Dr Sudesh Sivarasu is a biomedical inventor who believes in focusing research on real-life problems.
Dr Sudesh Sivarasu’s path to becoming a prolific inventor of biomedical devices has had its twists and turns.
As a child, he was mesmerised by the locomotives that thundered down the railways in his hometown near Chennai in India. He also loved to conduct experiments, especially if they included fire, which led to him almost burning down the family home more than once.
So, while it was not surprising that he elected to study engineering at an undergraduate level, his choice of business as a subject for his graduate studies was unexpected. Sivarasu was about to take up a place in a prestigious business studies programme abroad when he had a car accident that led to six months of rehabilitation and him having to give up his place in the programme.
“I didn’t know it at the time, but it was really a blessing in disguise. It led me to taking a course in biomedical engineering and specifically a class in rehabilitation engineering. The man that taught that class, Professor Lazar Mathew, became my PhD supervisor and is still my mentor today,” Sivarasu says.
Cue the second plot twist: despite having a promising academic career in India, Sivarasu then elected to come to UCT.

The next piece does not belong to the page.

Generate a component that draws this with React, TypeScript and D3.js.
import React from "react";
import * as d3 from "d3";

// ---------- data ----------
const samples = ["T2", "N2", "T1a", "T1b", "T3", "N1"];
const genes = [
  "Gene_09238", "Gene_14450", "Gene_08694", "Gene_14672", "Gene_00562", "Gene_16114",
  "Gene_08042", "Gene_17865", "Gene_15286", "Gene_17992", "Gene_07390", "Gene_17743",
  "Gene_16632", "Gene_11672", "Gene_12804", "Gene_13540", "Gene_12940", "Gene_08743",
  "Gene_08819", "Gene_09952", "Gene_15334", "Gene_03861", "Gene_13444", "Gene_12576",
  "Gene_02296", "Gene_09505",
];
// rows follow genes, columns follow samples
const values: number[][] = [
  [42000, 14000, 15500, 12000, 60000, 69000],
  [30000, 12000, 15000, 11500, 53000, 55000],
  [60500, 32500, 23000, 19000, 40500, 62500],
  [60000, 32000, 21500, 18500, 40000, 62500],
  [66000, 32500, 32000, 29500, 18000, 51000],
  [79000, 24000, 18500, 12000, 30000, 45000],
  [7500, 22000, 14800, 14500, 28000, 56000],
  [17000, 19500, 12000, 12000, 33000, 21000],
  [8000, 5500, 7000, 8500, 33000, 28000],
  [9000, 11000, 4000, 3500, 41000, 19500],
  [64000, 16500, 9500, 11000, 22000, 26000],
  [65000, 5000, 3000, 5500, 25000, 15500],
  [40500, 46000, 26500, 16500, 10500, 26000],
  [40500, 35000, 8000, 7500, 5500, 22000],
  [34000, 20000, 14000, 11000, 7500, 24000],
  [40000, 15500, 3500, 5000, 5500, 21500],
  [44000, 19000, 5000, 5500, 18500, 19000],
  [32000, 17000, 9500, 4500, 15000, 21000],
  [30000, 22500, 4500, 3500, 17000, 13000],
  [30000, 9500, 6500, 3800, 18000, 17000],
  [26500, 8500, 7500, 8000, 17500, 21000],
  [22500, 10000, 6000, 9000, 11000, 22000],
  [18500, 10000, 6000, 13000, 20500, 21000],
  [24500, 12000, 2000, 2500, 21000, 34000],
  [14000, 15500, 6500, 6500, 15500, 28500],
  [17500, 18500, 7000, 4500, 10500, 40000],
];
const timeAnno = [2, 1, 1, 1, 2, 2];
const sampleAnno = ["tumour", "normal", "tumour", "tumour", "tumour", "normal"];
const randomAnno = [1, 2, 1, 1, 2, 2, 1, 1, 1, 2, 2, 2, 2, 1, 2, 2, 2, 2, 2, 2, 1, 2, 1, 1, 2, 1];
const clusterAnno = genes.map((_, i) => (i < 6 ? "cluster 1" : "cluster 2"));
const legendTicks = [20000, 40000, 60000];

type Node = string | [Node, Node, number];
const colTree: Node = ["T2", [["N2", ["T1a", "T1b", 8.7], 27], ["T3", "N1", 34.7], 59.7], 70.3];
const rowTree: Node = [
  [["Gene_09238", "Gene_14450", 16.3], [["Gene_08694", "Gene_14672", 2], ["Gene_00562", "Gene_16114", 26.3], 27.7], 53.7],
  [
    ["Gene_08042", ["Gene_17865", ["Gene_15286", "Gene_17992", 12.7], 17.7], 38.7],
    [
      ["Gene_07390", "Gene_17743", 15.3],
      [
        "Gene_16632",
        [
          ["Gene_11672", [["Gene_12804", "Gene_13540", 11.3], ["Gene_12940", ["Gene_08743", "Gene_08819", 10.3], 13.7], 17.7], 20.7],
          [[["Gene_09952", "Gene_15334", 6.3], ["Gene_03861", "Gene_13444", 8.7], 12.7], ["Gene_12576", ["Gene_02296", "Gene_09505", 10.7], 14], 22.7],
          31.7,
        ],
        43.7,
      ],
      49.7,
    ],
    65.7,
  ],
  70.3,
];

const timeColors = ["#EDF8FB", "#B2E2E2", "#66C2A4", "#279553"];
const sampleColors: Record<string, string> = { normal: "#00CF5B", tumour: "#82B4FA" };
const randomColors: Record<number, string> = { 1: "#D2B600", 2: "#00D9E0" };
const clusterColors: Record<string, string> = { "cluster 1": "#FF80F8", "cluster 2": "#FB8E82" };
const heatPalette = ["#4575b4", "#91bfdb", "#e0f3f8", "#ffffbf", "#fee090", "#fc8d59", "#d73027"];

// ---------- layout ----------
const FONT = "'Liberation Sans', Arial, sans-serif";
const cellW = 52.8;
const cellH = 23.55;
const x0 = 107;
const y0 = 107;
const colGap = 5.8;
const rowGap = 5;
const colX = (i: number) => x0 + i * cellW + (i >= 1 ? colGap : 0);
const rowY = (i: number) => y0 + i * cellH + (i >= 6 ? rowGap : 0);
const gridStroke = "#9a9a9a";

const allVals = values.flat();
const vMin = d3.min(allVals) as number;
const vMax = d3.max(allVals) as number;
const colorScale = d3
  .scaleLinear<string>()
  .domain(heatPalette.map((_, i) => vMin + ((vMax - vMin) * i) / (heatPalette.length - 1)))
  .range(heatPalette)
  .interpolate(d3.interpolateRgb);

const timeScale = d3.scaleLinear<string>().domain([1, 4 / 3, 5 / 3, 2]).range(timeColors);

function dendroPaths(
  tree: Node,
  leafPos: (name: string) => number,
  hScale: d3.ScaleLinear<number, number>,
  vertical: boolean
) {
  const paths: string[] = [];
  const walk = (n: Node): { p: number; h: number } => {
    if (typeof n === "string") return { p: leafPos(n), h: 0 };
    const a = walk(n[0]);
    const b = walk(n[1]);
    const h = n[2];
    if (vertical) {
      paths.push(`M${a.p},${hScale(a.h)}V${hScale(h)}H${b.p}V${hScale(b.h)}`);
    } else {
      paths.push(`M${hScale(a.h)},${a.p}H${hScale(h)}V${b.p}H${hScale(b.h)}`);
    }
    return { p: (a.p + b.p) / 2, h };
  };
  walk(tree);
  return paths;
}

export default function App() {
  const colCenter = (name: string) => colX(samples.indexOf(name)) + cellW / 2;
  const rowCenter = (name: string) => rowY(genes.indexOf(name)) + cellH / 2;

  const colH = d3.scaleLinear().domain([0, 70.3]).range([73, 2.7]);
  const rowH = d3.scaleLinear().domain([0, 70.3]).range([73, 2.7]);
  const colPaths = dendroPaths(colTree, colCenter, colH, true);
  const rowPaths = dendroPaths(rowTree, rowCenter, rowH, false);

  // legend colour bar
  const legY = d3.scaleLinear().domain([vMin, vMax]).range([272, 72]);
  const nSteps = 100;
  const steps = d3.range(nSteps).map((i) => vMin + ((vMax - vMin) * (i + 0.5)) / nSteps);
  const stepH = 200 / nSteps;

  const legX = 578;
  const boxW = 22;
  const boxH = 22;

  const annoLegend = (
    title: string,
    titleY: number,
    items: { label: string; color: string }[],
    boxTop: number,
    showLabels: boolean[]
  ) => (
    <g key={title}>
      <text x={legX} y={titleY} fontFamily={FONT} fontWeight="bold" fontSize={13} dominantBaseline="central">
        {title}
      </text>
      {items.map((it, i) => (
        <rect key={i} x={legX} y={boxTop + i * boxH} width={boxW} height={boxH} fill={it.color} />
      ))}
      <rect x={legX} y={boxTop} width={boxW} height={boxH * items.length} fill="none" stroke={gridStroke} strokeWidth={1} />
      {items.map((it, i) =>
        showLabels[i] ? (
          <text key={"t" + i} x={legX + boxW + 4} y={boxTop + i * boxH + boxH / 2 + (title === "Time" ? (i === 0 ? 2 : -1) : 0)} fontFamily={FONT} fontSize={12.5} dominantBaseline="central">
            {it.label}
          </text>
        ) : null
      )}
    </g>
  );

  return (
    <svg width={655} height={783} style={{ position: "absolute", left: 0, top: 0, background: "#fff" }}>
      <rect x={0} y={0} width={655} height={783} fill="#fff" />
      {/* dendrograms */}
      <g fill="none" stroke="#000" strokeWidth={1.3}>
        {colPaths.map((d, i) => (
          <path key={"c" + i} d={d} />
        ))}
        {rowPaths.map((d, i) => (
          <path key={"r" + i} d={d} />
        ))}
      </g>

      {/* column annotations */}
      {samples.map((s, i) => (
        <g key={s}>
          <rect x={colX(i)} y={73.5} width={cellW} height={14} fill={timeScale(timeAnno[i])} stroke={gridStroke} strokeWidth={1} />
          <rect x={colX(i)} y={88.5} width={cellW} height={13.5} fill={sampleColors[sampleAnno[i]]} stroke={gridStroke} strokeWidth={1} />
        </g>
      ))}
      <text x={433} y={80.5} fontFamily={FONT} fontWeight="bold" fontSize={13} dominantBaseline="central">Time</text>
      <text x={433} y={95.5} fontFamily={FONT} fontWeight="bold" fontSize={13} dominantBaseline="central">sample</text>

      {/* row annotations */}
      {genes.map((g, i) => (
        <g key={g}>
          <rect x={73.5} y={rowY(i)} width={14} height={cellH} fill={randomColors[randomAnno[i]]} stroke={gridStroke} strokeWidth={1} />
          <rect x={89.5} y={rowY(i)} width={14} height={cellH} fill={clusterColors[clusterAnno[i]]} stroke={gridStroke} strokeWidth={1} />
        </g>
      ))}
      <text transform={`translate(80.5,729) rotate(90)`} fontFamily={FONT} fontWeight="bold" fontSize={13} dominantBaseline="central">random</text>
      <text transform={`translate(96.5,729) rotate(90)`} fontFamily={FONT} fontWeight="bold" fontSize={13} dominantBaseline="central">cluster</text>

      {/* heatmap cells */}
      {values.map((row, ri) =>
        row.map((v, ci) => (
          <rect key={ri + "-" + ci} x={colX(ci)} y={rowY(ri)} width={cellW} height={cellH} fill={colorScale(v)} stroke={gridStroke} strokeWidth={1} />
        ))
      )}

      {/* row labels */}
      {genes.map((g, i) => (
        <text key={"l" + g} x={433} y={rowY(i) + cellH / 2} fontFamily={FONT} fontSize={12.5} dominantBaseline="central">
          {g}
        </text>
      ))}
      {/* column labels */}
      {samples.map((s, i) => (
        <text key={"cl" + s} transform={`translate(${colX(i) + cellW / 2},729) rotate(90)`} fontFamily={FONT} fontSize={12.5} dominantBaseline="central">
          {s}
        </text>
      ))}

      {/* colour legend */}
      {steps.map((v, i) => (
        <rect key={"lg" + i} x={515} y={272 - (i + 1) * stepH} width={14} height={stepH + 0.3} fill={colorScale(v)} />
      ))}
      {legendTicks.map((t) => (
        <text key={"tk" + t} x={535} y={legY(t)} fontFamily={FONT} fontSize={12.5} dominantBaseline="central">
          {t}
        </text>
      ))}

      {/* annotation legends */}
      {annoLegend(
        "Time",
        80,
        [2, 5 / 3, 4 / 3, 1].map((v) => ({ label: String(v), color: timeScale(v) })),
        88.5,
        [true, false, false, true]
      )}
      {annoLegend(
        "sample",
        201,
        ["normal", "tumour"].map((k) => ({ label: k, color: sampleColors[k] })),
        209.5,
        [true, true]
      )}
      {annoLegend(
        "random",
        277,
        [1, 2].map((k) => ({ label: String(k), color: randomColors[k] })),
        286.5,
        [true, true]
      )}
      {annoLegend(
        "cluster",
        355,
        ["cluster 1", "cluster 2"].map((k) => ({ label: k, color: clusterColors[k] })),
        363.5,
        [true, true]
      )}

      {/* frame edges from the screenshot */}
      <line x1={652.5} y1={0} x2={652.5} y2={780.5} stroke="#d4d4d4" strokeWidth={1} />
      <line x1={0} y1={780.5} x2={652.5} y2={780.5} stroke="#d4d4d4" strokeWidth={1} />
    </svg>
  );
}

“Everyone thought I was mad,” he says, “My fiancée even asked me where Cape Town was, but now we have been here for years and my fiancée, who is now my wife, loves it as much as I do.”
Frugal Biodesign Process
Soon after he arrived, Sivarasu noticed two specific characteristics of biomedical technology in South Africa. The first was that almost all biomedical devices were imported, even medical consumables such as IV lines. The other was the fact that there existed a more collaborative culture among local physicians.
“In India, doctors expect to be treated as gods. Here they are willing to work with partners to solve problems,” he explains.

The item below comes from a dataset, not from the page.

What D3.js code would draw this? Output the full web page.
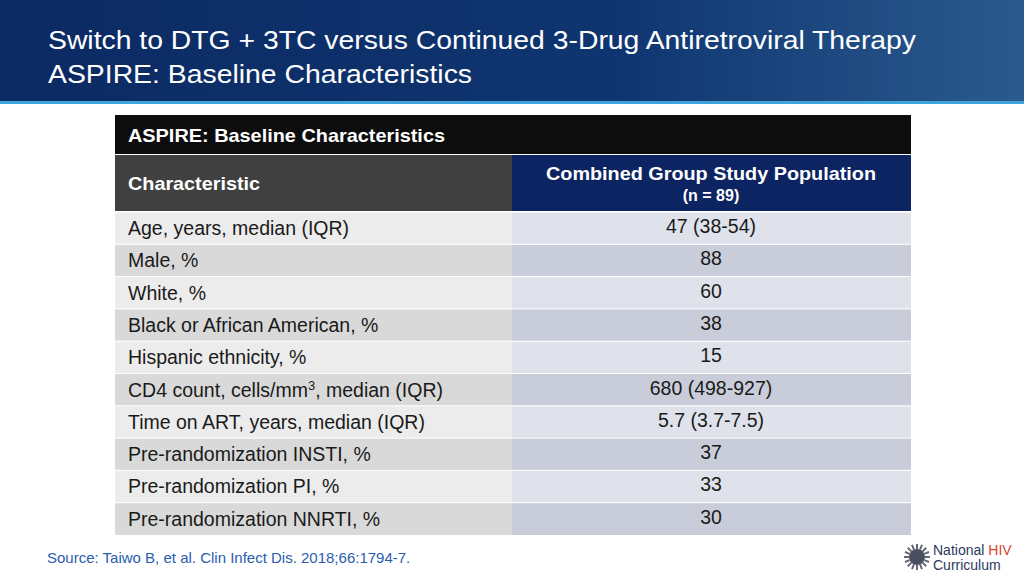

At the time, Sivarasu was trying to figure out why his first invention, a type of knee prosthesis, had not made it to market. He realised that up to that point he had considered the patient to be the central client in the innovation process, but that in fact it should be the clinician. The patient remained the end user, but the clinician was the one who had to buy the device or at the very least sign off on its use. According to Sivarasu, this had a revolutionary effect on the user-friendliness and effectiveness of his devices.

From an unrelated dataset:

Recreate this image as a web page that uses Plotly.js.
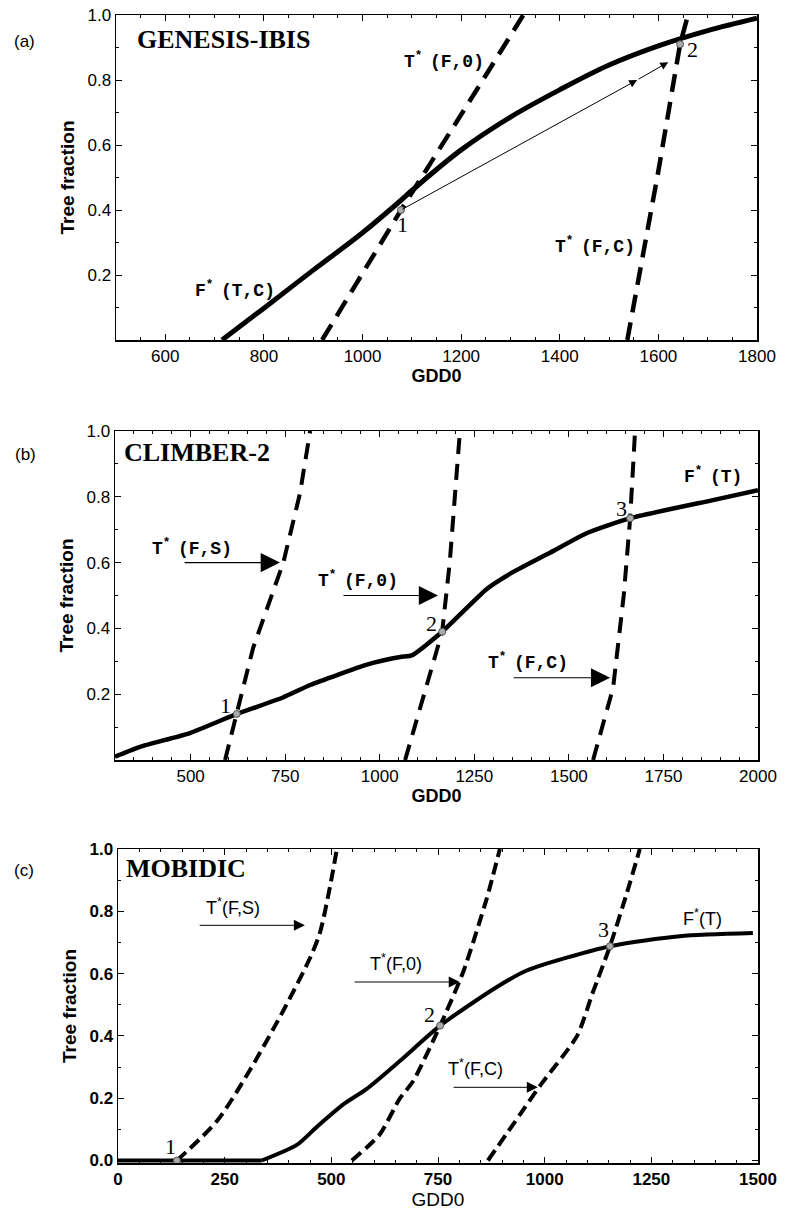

“As an engineer I want to make things,
especially things that work
and have real-world applications.”
Based on this concept, Sivarasu also designed what he affectionately calls his Frugal Biodesign Process. This model starts with consulting with the end user to define a hierarchy of needs that a device must answer to, followed by stages of conceptualisation, intellectual property (IP) roll out and commercialisation. As a senior lecturer it is a model that he has used with great success with his biomedical engineering students, and with his own projects.
In the five years since he arrived at UCT, Sivarasu has invented numerous devices with applications covering everything from stroke rehabilitation and asthma therapy to childhood medicine and knee-joint surgery. Sivarasu has received a number of national and international awards for these devices.
“UCT has great support services to researchers,” Sivarasu says, “but still a limited range of spin-off companies.”
Sivarasu believes that this is due to a lack of attention towards product-related research.
“As an academic, I am expected to publish high impact papers, but as an engineer I want to make things, especially things that work and have real-world applications. I think we must move towards translatable research. There is a lot of emphasis on publication-driven research and citations, but I believe that we can make a difference in the world we live in only if we start thinking outside the regular boundaries of academia and start focusing on real-life problems, which are real-time opportunities to serve people.”